Curbing the concubine culture
The resurgence in concubine culture led the Communist Party in 2007 to start a massive crackdown on officials keeping mistresses. The party conducted its first-ever survey on the marital status of government officials and its Beijing committee even ordered officials to report marriage changes to the authority. So far the measures have had little effect.
Still, almost every senior male official under graft investigation has been found to have keep one or more mistresses. This has led the media to suggest anti-graft organizations start graft probes with finding out whether the officials have concubines.
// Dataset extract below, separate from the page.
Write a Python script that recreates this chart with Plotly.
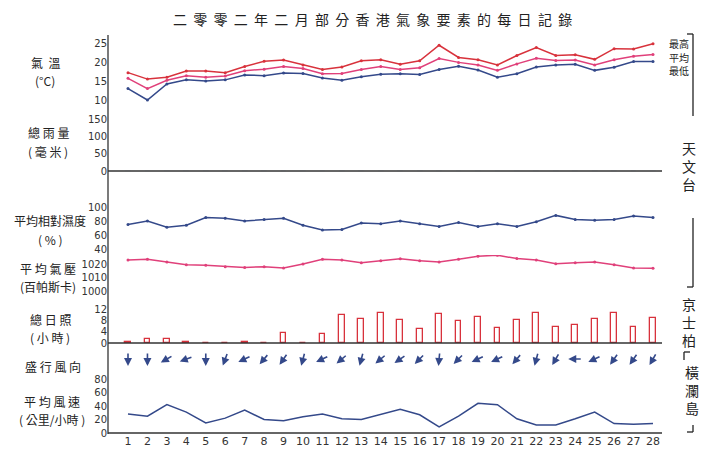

To stop mistresses from making use of their official connections, China’s judicial authorities have expanded the legal interpretation of bribery to include the act of giving gifts to an official’s mistress.
Earlier this month, the government of Meishan City in Sichuan Province banned “abnormal relationships” between officials and women. However, the ban was widely criticized for being impractical – the government did not specify what an “abnormal relationship” is or what penalties officials would face.
Like most media in the world, the Chinese press laps up juicy stories about corrupt officials and their mistresses. Still, if the perpetrator remains in power, few dare to question his fidelity to his wife or his cleanliness from corruption. In the United States, South Carolina governor Mark Sanford – who almost lost his job for meeting his mistress – must be envious of his Chinese peers.
Stephen Wong is a freelance journalist from Shanghai.